After 24 hours of quiet, sad, introspective thought… I think I may have figured it out!
As much as I hate to admit it, I have no control, over anything. And it’s that realization, that kicks me in the gut and sucks the life out of me, every once in awhile.
As children we fear nothing. We are immortal. Nothing can touch us. However, as we grow older, we start to realize that we’re not so immortal and that death, sickness and sorrow could find us at any time. So we comfort ourselves with the fallacy that we can control events. We convince ourselves that we have control over our health, relationships, children, careers, finances etc. etc. etc. When in actuality, we control nothing (except perhaps our emotions. And most of us don’t do a good job of controlling those!)

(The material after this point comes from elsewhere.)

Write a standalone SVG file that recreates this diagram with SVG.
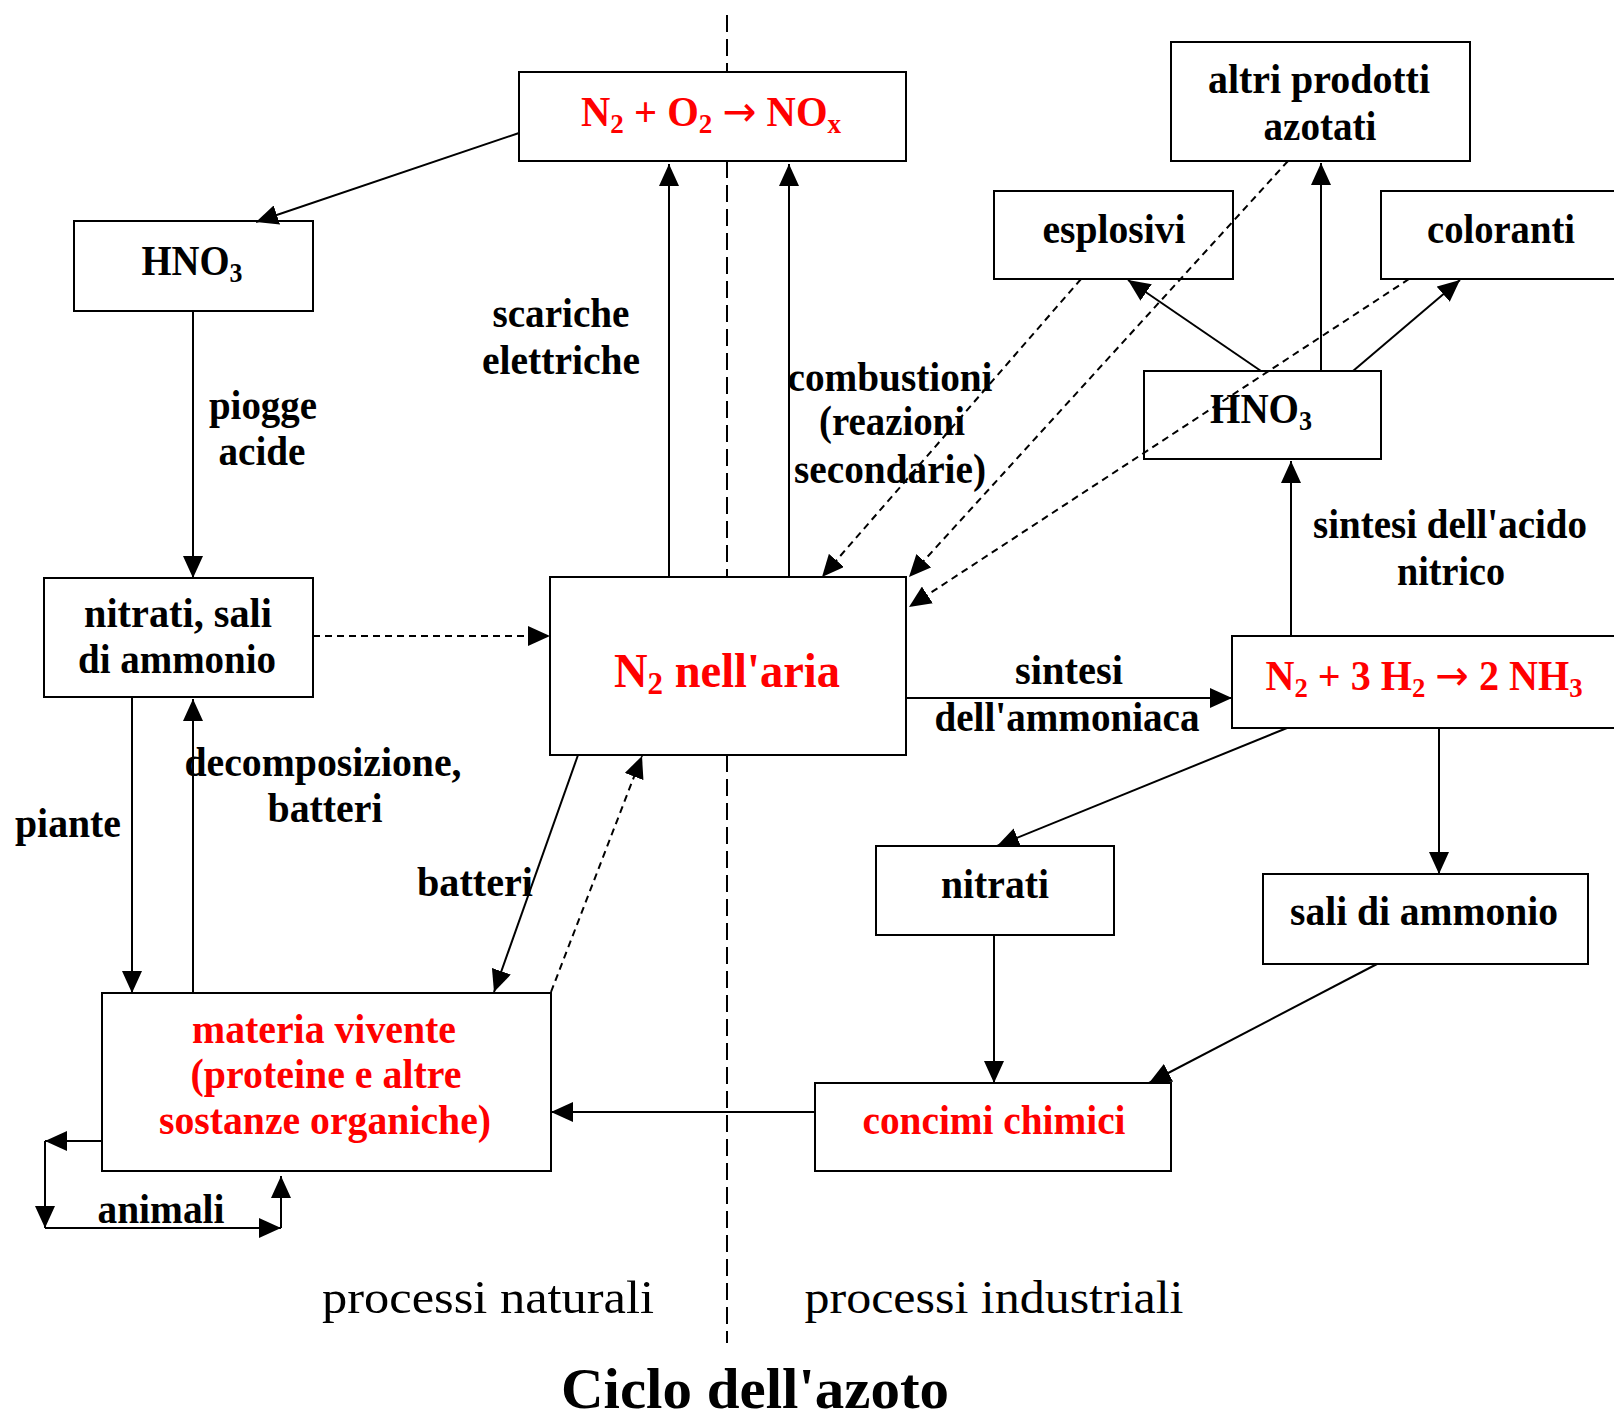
<svg xmlns="http://www.w3.org/2000/svg" width="1614" height="1419" viewBox="0 0 1614 1419">
<style>
.box{fill:none;stroke:#000;stroke-width:2}
.ln{fill:none;stroke:#000;stroke-width:2}
.ds{fill:none;stroke:#000;stroke-width:2;stroke-dasharray:7 5}
.ctr{fill:none;stroke:#000;stroke-width:2;stroke-dasharray:17 7}
.t{font-family:"Liberation Serif","Times New Roman",serif;font-weight:bold;font-size:42px;fill:#000;text-anchor:middle}
.r{fill:#ff0000}
.big{font-size:48px}
.pr{font-family:"Liberation Serif","Times New Roman",serif;font-size:46px;fill:#000;text-anchor:middle}
.ti{font-family:"Liberation Serif","Times New Roman",serif;font-weight:bold;font-size:56px;fill:#000;text-anchor:middle}
.sb{font-size:28px}
.ar{font-family:"DejaVu Sans",sans-serif;font-weight:normal}
</style>
<defs>
<marker id="ah" viewBox="0 0 22 20" refX="22" refY="10" markerWidth="22" markerHeight="20" markerUnits="userSpaceOnUse" orient="auto">
<path d="M0,0 L22,10 L0,20 z" fill="#000"/>
</marker>
</defs>
<rect width="1614" height="1419" fill="#fff"/>

<g id="connectors">
<line class="ctr" x1="727" y1="15" x2="727" y2="72"/>
<line class="ctr" x1="727" y1="161" x2="727" y2="577"/>
<line class="ctr" x1="727" y1="755" x2="727" y2="1343"/>
<line class="ln" x1="519" y1="133" x2="256" y2="222" marker-end="url(#ah)"/>
<line class="ln" x1="193" y1="311" x2="193" y2="578" marker-end="url(#ah)"/>
<line class="ds" x1="313" y1="636" x2="550" y2="636" marker-end="url(#ah)"/>
<line class="ln" x1="669" y1="577" x2="669" y2="164" marker-end="url(#ah)"/>
<line class="ln" x1="789" y1="577" x2="789" y2="164" marker-end="url(#ah)"/>
<line class="ln" x1="906" y1="698" x2="1232" y2="698" marker-end="url(#ah)"/>
<line class="ln" x1="1291" y1="636" x2="1291" y2="461" marker-end="url(#ah)"/>
<line class="ln" x1="1321" y1="371" x2="1321" y2="163" marker-end="url(#ah)"/>
<line class="ln" x1="1261" y1="371" x2="1128" y2="280" marker-end="url(#ah)"/>
<line class="ln" x1="1353" y1="371" x2="1460" y2="280" marker-end="url(#ah)"/>
<line class="ds" x1="1081" y1="279" x2="822" y2="577" marker-end="url(#ah)"/>
<line class="ds" x1="1288" y1="161" x2="909" y2="577" marker-end="url(#ah)"/>
<line class="ds" x1="1409" y1="279" x2="909" y2="607" marker-end="url(#ah)"/>
<line class="ln" x1="1287" y1="728" x2="997" y2="846" marker-end="url(#ah)"/>
<line class="ln" x1="1439" y1="728" x2="1439" y2="874" marker-end="url(#ah)"/>
<line class="ln" x1="1377" y1="964" x2="1149" y2="1083" marker-end="url(#ah)"/>
<line class="ln" x1="994" y1="935" x2="994" y2="1083" marker-end="url(#ah)"/>
<line class="ln" x1="815" y1="1112" x2="551" y2="1112" marker-end="url(#ah)"/>
<line class="ln" x1="132" y1="697" x2="132" y2="993" marker-end="url(#ah)"/>
<line class="ln" x1="193" y1="993" x2="193" y2="699" marker-end="url(#ah)"/>
<line class="ln" x1="578" y1="755" x2="494" y2="992" marker-end="url(#ah)"/>
<line class="ds" x1="551" y1="992" x2="642" y2="756" marker-end="url(#ah)"/>
<line class="ln" x1="102" y1="1141" x2="45" y2="1141" marker-end="url(#ah)"/>
<line class="ln" x1="45" y1="1141" x2="45" y2="1228" marker-end="url(#ah)"/>
<line class="ln" x1="45" y1="1228" x2="281" y2="1228" marker-end="url(#ah)"/>
<line class="ln" x1="281" y1="1228" x2="281" y2="1176" marker-end="url(#ah)"/>
</g>

<g id="node-nox">
<rect class="box" x="519" y="72" width="387" height="89"/>
<text class="t r" x="711" y="126" textLength="260" lengthAdjust="spacingAndGlyphs">N<tspan class="sb" dy="7">2</tspan><tspan dy="-7"> + O</tspan><tspan class="sb" dy="7">2</tspan><tspan dy="-7"> </tspan><tspan class="ar">→</tspan><tspan> NO</tspan><tspan class="sb" dy="7">x</tspan></text>
</g>
<g id="node-hno3-left">
<rect class="box" x="74" y="221" width="239" height="90"/>
<text class="t" x="192" y="275" textLength="101" lengthAdjust="spacingAndGlyphs" font-weight="normal">HNO<tspan class="sb" dy="7">3</tspan></text>
</g>
<g id="node-altri">
<rect class="box" x="1171" y="42" width="299" height="119"/>
<text class="t" x="1319" y="93" textLength="222" lengthAdjust="spacingAndGlyphs">altri prodotti</text>
<text class="t" x="1320" y="140" textLength="113" lengthAdjust="spacingAndGlyphs">azotati</text>
</g>
<g id="node-esplosivi">
<rect class="box" x="994" y="191" width="239" height="88"/>
<text class="t" x="1114" y="243" textLength="143" lengthAdjust="spacingAndGlyphs">esplosivi</text>
</g>
<g id="node-coloranti">
<rect class="box" x="1381" y="191" width="240" height="88"/>
<text class="t" x="1501" y="243" textLength="148" lengthAdjust="spacingAndGlyphs">coloranti</text>
</g>
<g id="node-hno3-right">
<rect class="box" x="1144" y="371" width="237" height="88"/>
<text class="t" x="1261" y="423" textLength="102" lengthAdjust="spacingAndGlyphs" font-weight="normal">HNO<tspan class="sb" dy="7">3</tspan></text>
</g>
<g id="node-nitrati-sali">
<rect class="box" x="44" y="578" width="269" height="119"/>
<text class="t" x="178" y="627" textLength="188" lengthAdjust="spacingAndGlyphs">nitrati, sali</text>
<text class="t" x="177" y="673" textLength="198" lengthAdjust="spacingAndGlyphs">di ammonio</text>
</g>
<g id="node-n2-aria">
<rect class="box" x="550" y="577" width="356" height="178"/>
<text class="t r big" x="727" y="687" textLength="226" lengthAdjust="spacingAndGlyphs">N<tspan font-size="32" dy="7">2</tspan><tspan dy="-7"> nell'aria</tspan></text>
</g>
<g id="node-nh3">
<rect class="box" x="1232" y="636" width="390" height="92"/>
<text class="t r" x="1424" y="690" textLength="317" lengthAdjust="spacingAndGlyphs">N<tspan class="sb" dy="7">2</tspan><tspan dy="-7"> + 3 H</tspan><tspan class="sb" dy="7">2</tspan><tspan dy="-7"> </tspan><tspan class="ar">→</tspan><tspan> 2 NH</tspan><tspan class="sb" dy="7">3</tspan></text>
</g>
<g id="node-nitrati">
<rect class="box" x="876" y="846" width="238" height="89"/>
<text class="t" x="995" y="898" textLength="108" lengthAdjust="spacingAndGlyphs">nitrati</text>
</g>
<g id="node-sali">
<rect class="box" x="1263" y="874" width="325" height="90"/>
<text class="t" x="1424" y="925" textLength="268" lengthAdjust="spacingAndGlyphs">sali di ammonio</text>
</g>
<g id="node-materia">
<rect class="box" x="102" y="993" width="449" height="178"/>
<text class="t r" x="324" y="1043" textLength="264" lengthAdjust="spacingAndGlyphs">materia vivente</text>
<text class="t r" x="326" y="1088" textLength="271" lengthAdjust="spacingAndGlyphs">(proteine e altre</text>
<text class="t r" x="325" y="1134" textLength="332" lengthAdjust="spacingAndGlyphs">sostanze organiche)</text>
</g>
<g id="node-concimi">
<rect class="box" x="815" y="1083" width="356" height="88"/>
<text class="t r" x="994" y="1134" textLength="263" lengthAdjust="spacingAndGlyphs">concimi chimici</text>
</g>

<g id="labels">
<text class="t" x="263" y="419" textLength="108" lengthAdjust="spacingAndGlyphs">piogge</text>
<text class="t" x="262" y="465" textLength="87" lengthAdjust="spacingAndGlyphs">acide</text>
<text class="t" x="561" y="327" textLength="137" lengthAdjust="spacingAndGlyphs">scariche</text>
<text class="t" x="561" y="374" textLength="158" lengthAdjust="spacingAndGlyphs">elettriche</text>
<text class="t" x="890" y="391" textLength="205" lengthAdjust="spacingAndGlyphs">combustioni</text>
<text class="t" x="892" y="435" textLength="146" lengthAdjust="spacingAndGlyphs">(reazioni</text>
<text class="t" x="890" y="483" textLength="192" lengthAdjust="spacingAndGlyphs">secondarie)</text>
<text class="t" x="1450" y="538" textLength="274" lengthAdjust="spacingAndGlyphs">sintesi dell'acido</text>
<text class="t" x="1451" y="585" textLength="108" lengthAdjust="spacingAndGlyphs">nitrico</text>
<text class="t" x="1069" y="684" textLength="108" lengthAdjust="spacingAndGlyphs">sintesi</text>
<text class="t" x="1067" y="731" textLength="265" lengthAdjust="spacingAndGlyphs">dell'ammoniaca</text>
<text class="t" x="68" y="837" textLength="106" lengthAdjust="spacingAndGlyphs">piante</text>
<text class="t" x="323" y="776" textLength="277" lengthAdjust="spacingAndGlyphs">decomposizione,</text>
<text class="t" x="325" y="822" textLength="115" lengthAdjust="spacingAndGlyphs">batteri</text>
<text class="t" x="475" y="896" textLength="116" lengthAdjust="spacingAndGlyphs">batteri</text>
<text class="t" x="161" y="1223" textLength="127" lengthAdjust="spacingAndGlyphs">animali</text>
<text class="pr" x="488" y="1313" textLength="332" lengthAdjust="spacingAndGlyphs">processi naturali</text>
<text class="pr" x="994" y="1313" textLength="379" lengthAdjust="spacingAndGlyphs">processi industriali</text>
<text class="ti" x="755" y="1408" textLength="388" lengthAdjust="spacingAndGlyphs">Ciclo dell'azoto</text>
</g>
</svg>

We wake up everyday and assume we’ll make it safely through the day, see our loved ones at dinner and all will be right with the world. We assume we won’t be hit by a car, be in an car accident or get a flat tire. We believe our house won’t burn down while we’re away. The skyscraper won’t be attacked by terrorist; our children won’t be gunned down while in their classroom; and that our closest relatives won’t be diagnosed with cancer.
Control, we believe we have it and we cling to that fantasy.
Unfortunately, little by little things happen in our lives to rock this belief. Our children make their own choices. Parents die. Divorce happens. People get made redundant. Brother’s die and cancer continues finds those you love.
I have no control. I’ve never had control.
And I’m sorry to say, neither do you.